January 15 marked the final deadline for applications to Carleton’s Class of 2025. Like other selective institutions, Carleton saw an increase in applications during this admissions cycle—up 14.4 percent compared to last year.
According to Inside Higher Ed, while many colleges and universities saw a decrease in applications this year, selective private schools like Carleton have seen a collective increase. This may be a result of pandemic-driven test-optional policies as well as students applying to more colleges on average.
The pandemic has impacted Carleton admissions in a variety of ways. Art Rodriguez ’96, who began as Carleton’s Vice President and Dean of Admissions and Financial Aid in 2019, foregrounded the difficulties associated with prospective students not being allowed to visit campus.

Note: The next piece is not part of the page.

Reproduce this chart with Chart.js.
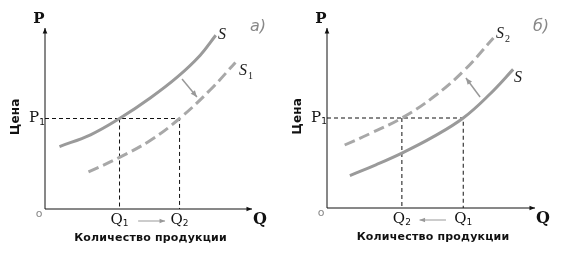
<!DOCTYPE html>
<html>
<head>
<meta charset="utf-8">
<script src="https://cdn.jsdelivr.net/npm/chart.js@4"></script>
<style>
  html,body{margin:0;padding:0;background:#fff;}
  #wrap{position:relative;width:563px;height:253px;}
  canvas{position:absolute;top:0;}
</style>
</head>
<body>
<div id="wrap">
  <canvas id="left" width="281" height="253" style="left:0"></canvas>
  <canvas id="right" width="282" height="253" style="left:281px"></canvas>
</div>
<script>
// ============ DATA ============
// [Q, P] points, axes run 0..10 in both panels
const leftS   = [[0.7,3.45],[2.2,4.1],[3.6,5.0],[5.1,6.15],[6.4,7.3],[7.5,8.5],[8.25,9.6]];
const leftS1  = [[2.1,2.05],[3.6,2.85],[5.1,3.8],[6.5,5.0],[8.0,6.6],[9.2,8.1]];
const rightS2 = [[0.85,3.5],[2.1,4.15],[3.6,5.0],[5.1,6.15],[6.6,7.65],[8.0,9.45]];
const rightS  = [[1.1,1.8],[2.35,2.4],[3.6,3.05],[5.1,3.95],[6.55,5.0],[7.85,6.35],[8.95,7.7]];
const P1 = 5.0;
const leftQ  = {Q1:3.6, Q2:6.5};
const rightQ = {Q1:6.55, Q2:3.6};
const xTitle = 'Количество продукции';
const yTitle = 'Цена';

const pts = a => a.map(([x,y]) => ({x, y}));

function arrow(ctx, x1, y1, x2, y2, head, color, w) {
  const a = Math.atan2(y2-y1, x2-x1);
  ctx.save();
  ctx.strokeStyle = color; ctx.fillStyle = color; ctx.lineWidth = w;
  ctx.beginPath(); ctx.moveTo(x1,y1); ctx.lineTo(x2,y2); ctx.stroke();
  ctx.beginPath();
  ctx.moveTo(x2,y2);
  ctx.lineTo(x2 - head*Math.cos(a-0.4), y2 - head*Math.sin(a-0.4));
  ctx.lineTo(x2 - head*Math.cos(a+0.4), y2 - head*Math.sin(a+0.4));
  ctx.closePath(); ctx.fill();
  ctx.restore();
}

function sub(ctx, base, idx, x, y, font, subFont) {
  // text with a subscript, centred at x
  ctx.font = font;
  const w1 = ctx.measureText(base).width;
  ctx.font = subFont;
  const w2 = ctx.measureText(idx).width;
  const x0 = x - (w1 + w2) / 2;
  ctx.font = font; ctx.textAlign = 'left';
  ctx.fillText(base, x0, y);
  ctx.font = subFont;
  ctx.fillText(idx, x0 + w1, y + 4);
}

const decor = {
  id: 'decor',
  afterDatasetsDraw(chart, args, o) {
    const ctx = chart.ctx, xs = chart.scales.x, ys = chart.scales.y;
    const X = v => xs.getPixelForValue(v), Y = v => ys.getPixelForValue(v);
    const x0 = X(0), y0 = Y(0), ca = chart.chartArea;
    // axes
    arrow(ctx, x0, y0, x0, ca.top, 6, '#111', 1);
    arrow(ctx, x0, y0, ca.right, y0, 6, '#111', 1);
    ctx.save();
    ctx.textBaseline = 'middle';
    ctx.fillStyle = '#111';
    ctx.font = 'bold 15px "DejaVu Serif"'; ctx.textAlign = 'center';
    ctx.fillText('P', x0 - 6, ca.top - 9);
    ctx.font = 'bold 16px "DejaVu Serif"';
    ctx.fillText('Q', ca.right + 8, y0 + 11);
    ctx.fillStyle = '#888'; ctx.font = '11px "DejaVu Sans"';
    ctx.fillText('o', x0 - 6, y0 + 5);
    ctx.fillStyle = '#111';
    const lf = '15px "DejaVu Serif"', sf = '9px "DejaVu Sans"';
    sub(ctx, 'P', '1', x0 - 8, Y(P1), lf, sf);
    sub(ctx, 'Q', '1', X(o.q.Q1), y0 + 11, lf, sf);
    sub(ctx, 'Q', '2', X(o.q.Q2), y0 + 11, lf, sf);
    // axis titles
    ctx.font = 'bold 11px "DejaVu Sans"'; ctx.textAlign = 'center';
    ctx.letterSpacing = '0.2px';
    ctx.fillText(xTitle, (x0 + ca.right) / 2 + 2, y0 + 29);
    ctx.save();
    ctx.translate(x0 - 29, Y(5.1)); ctx.rotate(-Math.PI/2);
    ctx.font = 'bold 12px "DejaVu Sans"';
    ctx.fillText(yTitle, 0, 0);
    ctx.restore();
    ctx.letterSpacing = '0px';
    // panel letter
    ctx.fillStyle = '#888'; ctx.font = 'italic 16px "DejaVu Sans"';
    ctx.fillText(o.tag, ca.right + 6, ca.top - 1);
    // curve labels
    ctx.fillStyle = '#222';
    o.labels.forEach(l => {
      ctx.font = 'italic 16px "Liberation Serif"'; ctx.textAlign = 'left';
      ctx.fillText(l.t, l.x, l.y);
      if (l.s) { ctx.font = '10px "Liberation Serif"'; ctx.fillText(l.s, l.x + 9, l.y + 5); }
    });
    ctx.restore();
    // shift arrows
    arrow(ctx, X(o.shift[0]), Y(o.shift[1]), X(o.shift[2]), Y(o.shift[3]), 7, '#999', 1.5);
    arrow(ctx, X(o.qArrow[0]), y0 + 12, X(o.qArrow[1]), y0 + 12, 6, '#999', 1);
  }
};

function build(id, pad, solid, dashed, q, opts) {
  const qa = Math.max(q.Q1, q.Q2), qb = Math.min(q.Q1, q.Q2);
  const ref = d => ({
    type: 'line', data: pts(d),
    borderColor: '#111', borderWidth: 1, borderDash: [4,3], pointRadius: 0, tension: 0
  });
  return new Chart(document.getElementById(id), {
    type: 'scatter',
    data: { datasets: [
      { data: pts(solid), showLine: true, borderColor: '#9a9a9a', borderWidth: 3, pointRadius: 0, tension: 0.4 },
      { data: pts(dashed), showLine: true, borderColor: '#a8a8a8', borderWidth: 3, borderDash: [11,5], pointRadius: 0, tension: 0.4 },
      ref([[0,P1],[qa,P1],[qa,0]]),
      ref([[qb,P1],[qb,0]])
    ]},
    options: {
      responsive: false, animation: false, clip: false,
      layout: { padding: pad },
      plugins: { legend: {display:false}, tooltip: {enabled:false}, decor: opts },
      scales: {
        x: { type: 'linear', min: 0, max: 10, display: false },
        y: { type: 'linear', min: 0, max: 10, display: false }
      }
    },
    plugins: [decor]
  });
}

build('left', {left:45, right:29, top:28, bottom:44}, leftS, leftS1, leftQ, {
  q: leftQ, tag: 'а)', shift: [6.62,7.18,7.34,6.19], qArrow: [4.5,5.8],
  labels: [{t:'S', x:218, y:35}, {t:'S', s:'1', x:239, y:71}]
});
build('right', {left:46, right:28, top:28, bottom:45}, rightS, rightS2, rightQ, {
  q: rightQ, tag: 'б)', shift: [7.36,6.17,6.68,7.22], qArrow: [5.72,4.45],
  labels: [{t:'S', s:'2', x:215, y:34}, {t:'S', x:233, y:78}]
});
</script>
</body>
</html>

“Students get excited about Carleton because they can see it firsthand,” Rodriguez said. “The other thing that really matters to us is being true to who we are—even if we can’t have visitors on campus—meaning that we want students to still choose Carleton because they can see that Carleton is a good fit for them.”
To provide prospective students with adequate insights about Carleton, the admissions office offered a greater range of activities this year, including virtual panels themed around different academic disciplines or student interests, and information sessions focusing specifically on diversity and access.

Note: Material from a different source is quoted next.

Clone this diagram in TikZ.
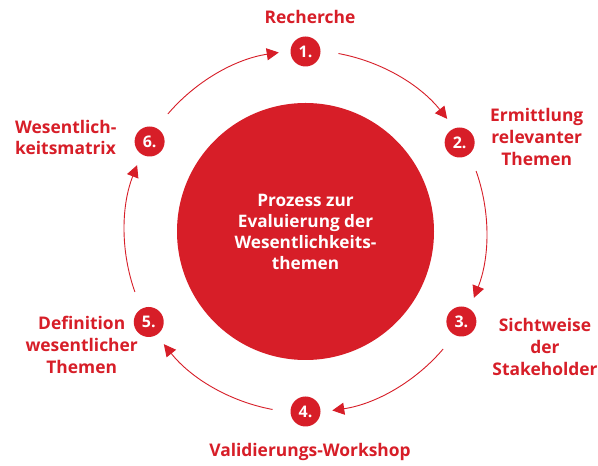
\documentclass[tikz,border=0pt]{standalone}
\usepackage{fontspec}
\setmainfont{Open Sans}
\usetikzlibrary{arrows.meta}
\definecolor{spred}{RGB}{215,30,40}
\begin{document}
\begin{tikzpicture}[x=1pt,y=1pt,
  num/.style={circle,fill=spred,minimum size=30pt,inner sep=0pt,text=white,font=\fontsize{16}{16}\selectfont\bfseries},
  lbl/.style={text=spred,align=center,inner sep=0pt,font=\fontsize{17.4}{21.7}\selectfont\bfseries},
  arr/.style={draw=spred,line width=0.9pt,-{Triangle[length=12pt,width=12pt]}},
  core/.style={circle,fill=spred,minimum size=257pt,inner sep=0pt,text=white,align=center,font=\fontsize{17.2}{21}\selectfont\bfseries}]
\path[use as bounding box,fill=white] (0,0) rectangle (598,466);
\coordinate (C) at (305.5,234.5);
\node[core] (core) at (C) {Prozess zur\\Evaluierung der\\Wesentlichkeits-\\themen};
\node[num] (n1) at ([shift={(90:180)}]C) {1.};
\node[num] (n2) at ([shift={(30:178)}]C) {2.};
\node[num] (n3) at ([shift={(-30:180)}]C) {3.};
\node[num] (n4) at ([shift={(-90:180)}]C) {4.};
\node[num] (n5) at ([shift={(-150:181)}]C) {5.};
\node[num] (n6) at ([shift={(150:180)}]C) {6.};
\foreach \a in {90,30,-30,-90,-150,150}{
  \draw[arr] ([shift={(\a-10.5:181)}]C) arc[start angle=\a-10.5, end angle=\a-51.5, radius=181];
}
\node[lbl] (l1) at (310,449) {Recherche};
\node[lbl] (l2) at (536.7,329) {Ermittlung\\relevanter\\Themen};
\node[lbl] (l3) at (545,119) {Sichtweise\\der\\Stakeholder};
\node[lbl] (l4) at (310,14) {Validierungs-Workshop};
\node[lbl] (l5) at (81.7,121) {Definition\\wesentlicher\\Themen};
\node[lbl,align=left,anchor=west] (l6) at (15,328.5) {Wesentlich-\\keitsmatrix};
\end{tikzpicture}
\end{document}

Rodriguez noted that adopting a one-year test-optional policy was probably the biggest change the admissions office implemented due to COVID-19. This means that students were not required to submit ACT or SAT scores, though they still had the option to do so. The cancellation of many ACT and SAT tests due to COVID-19 pushed many colleges to go test-optional this year.

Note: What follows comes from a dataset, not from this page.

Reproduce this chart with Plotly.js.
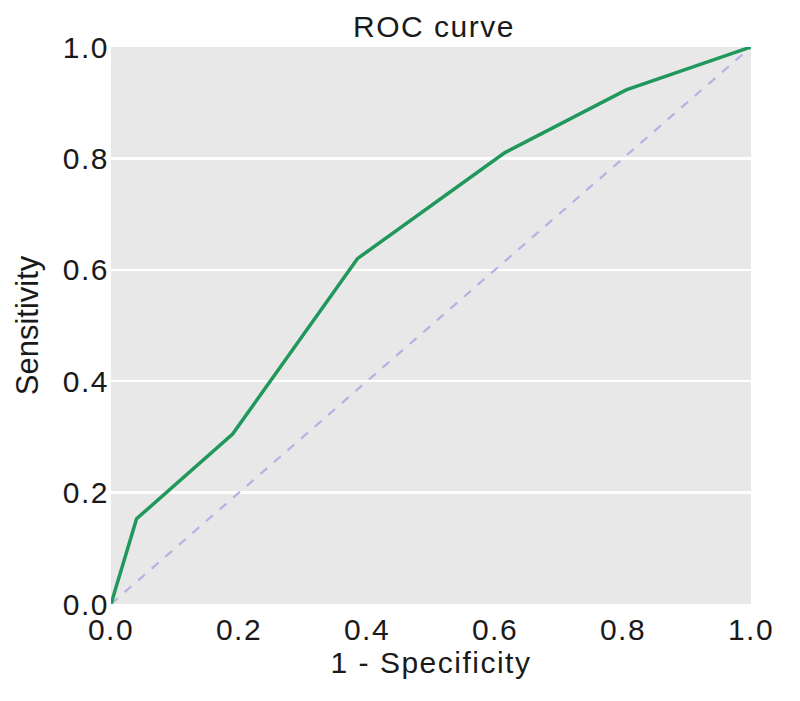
<!DOCTYPE html>
<html>
<head>
<meta charset="utf-8">
<script src="https://cdn.plot.ly/plotly-3.0.1.min.js"></script>
<style>
  html, body { margin: 0; padding: 0; background: #fff; }
  #chart { width: 800px; height: 701px; }
  /* the source glyphs are set a little wide */
  #chart .xtick text, #chart .ytick text, #chart .gtitle, #chart .xtitle { letter-spacing: 1.5px; }
</style>
</head>
<body>
<div id="chart"></div>
<script>
// ROC curve points (1 - specificity, sensitivity)
const fpr = [0.0, 0.04, 0.19, 0.385, 0.615, 0.805, 1.0];
const tpr = [0.0, 0.153, 0.305, 0.62, 0.81, 0.923, 1.0];

// chance line
const diagX = [0, 1];
const diagY = [0, 1];

const tickVals = [0, 0.2, 0.4, 0.6, 0.8, 1.0];
const tickText = ['0.0', '0.2', '0.4', '0.6', '0.8', '1.0'];

const font = 'Liberation Sans, Arial, sans-serif';
const ink = '#1a1a1a';

const diagTrace = {
    x: diagX,
    y: diagY,
    type: 'scatter',
    mode: 'lines',
    line: { color: '#b4b2e2', width: 2.2, dash: 'dash' },
    hoverinfo: 'skip'
};

const rocTrace = {
    x: fpr,
    y: tpr,
    type: 'scatter',
    mode: 'lines',
    line: { color: '#20985c', width: 3.5 }
};

const layout = {
    width: 800,
    height: 701,
    margin: { l: 111, r: 49, t: 47, b: 97 },
    paper_bgcolor: '#ffffff',
    plot_bgcolor: '#e8e8e8',
    showlegend: false,
    title: {
        text: 'ROC curve',
        font: { family: font, size: 30, color: ink },
        x: 0.5425, xanchor: 'center',
        y: 0.962, yanchor: 'middle'
    },
    xaxis: {
        range: [0, 1],
        tickvals: tickVals,
        ticktext: tickText,
        showgrid: false,
        zeroline: false,
        showline: false,
        ticks: '',
        ticklabelstandoff: 5,
        tickfont: { family: font, size: 30, color: ink },
        title: { text: '1 - Specificity', font: { family: font, size: 30, color: ink }, standoff: 4 }
    },
    yaxis: {
        range: [0, 1],
        tickvals: tickVals,
        ticktext: tickText,
        showgrid: true,
        gridcolor: '#ffffff',
        gridwidth: 2.5,
        zeroline: false,
        showline: false,
        ticks: '',
        ticklabelstandoff: 1,
        tickfont: { family: font, size: 30, color: ink },
        title: { text: 'Sensitivity', font: { family: font, size: 31, color: ink }, standoff: 19 }
    }
};

Plotly.newPlot('chart', [diagTrace, rocTrace], layout, { displayModeBar: false, staticPlot: true });
</script>
</body>
</html>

“I think the test-optional policy says something to students that colleges are recognizing there are significant challenges being placed on them at this point in time,” said Rodriguez. “Normal day-to-day in-person classes have now changed for most districts across the country, and we want students to be able to focus their energies on their classes and know test scores are not going to be seen as a ‘make or break’ factor in our decision-making process,” Rodriguez said.
Rodriguez noted that the test-optional policy has pros and cons. “A con that has come up in conversations across other institutions is, do we not have data that might help us understand students’ success long term? There are concerns in some institutions that not having test scores may not give them the confidence to admit somebody because there are unknowns about their ability to be successful,” he said.
Proponents of permanent test-optional policies may argue that it helps colleges recruit a more diverse student body, pointing out that it increases the racial and economic diversity of the applicant pool and decreases the emphasis placed on tests for which race and income have repeatedly been shown to be strong predictors of scores.
However, Jeff Snyder, chair of Carleton’s Educational Studies Department, who teaches an Argument and Inquiry seminar on standardized testing, de-bunked the myth of the test-optional policy being a ‘win’ for social justice.
Snyder wrote in an op-ed for Inside Higher Ed that “the assumption that scrapping these tests will open the doors of educational opportunity for deserving, disadvantaged students is alluring—but it’s a feel-good mirage, wishful thinking of the highest order that ignores the real gaps in the academic preparation of the haves and have-nots as well as the power of wealth to capitalize on virtually every dimension of the admissions process.”
“We need to think less about test bias and more about the structure biases embedded in society at large,” he wrote. “College admissions tests largely register rather than create socioeconomic and racial disparities.”
Snyder is all for rethinking the role that testing plays in college admissions, however. He told the Carletonian, “There is a case to be made that standardized tests represent the worst elements of a competitive, high-stress admissions process; contribute to potentially damaging perceptions that intelligence and aptitude are fixed quantities; and debase the meaning and value of ‘real’ education, especially in the liberal arts where learning is meant to be dynamic, creative, humanistic, interdisciplinary and deep.”
According to Rodriguez, staff in the Carleton admissions office deliberate on all of these issues. “The question of ‘What value do test scores provide?’ is a good debate for us to have, I think, to reconsider our practices and decide: What policies do we want to carry forward that make sense for us [and] ensure a broad and diverse set of students apply but also lead to students’ success on campus once they arrive?” he said.
“We want students to thrive, and we need to understand what data helps us determine that,” Rodriguez continued. “Are test scores a part of that paradigm anymore, or not? I think that this year will give us an opportunity to understand that.”
“I think that typically policies around admissions tend to take time to change. But the pandemic has pushed us to think about our flexibility,” Rodriguez said. Faculty, students and staff of the Admissions and Financial Aid Committee will decide on Carleton’s testing policy—and other admissions policies—going forward.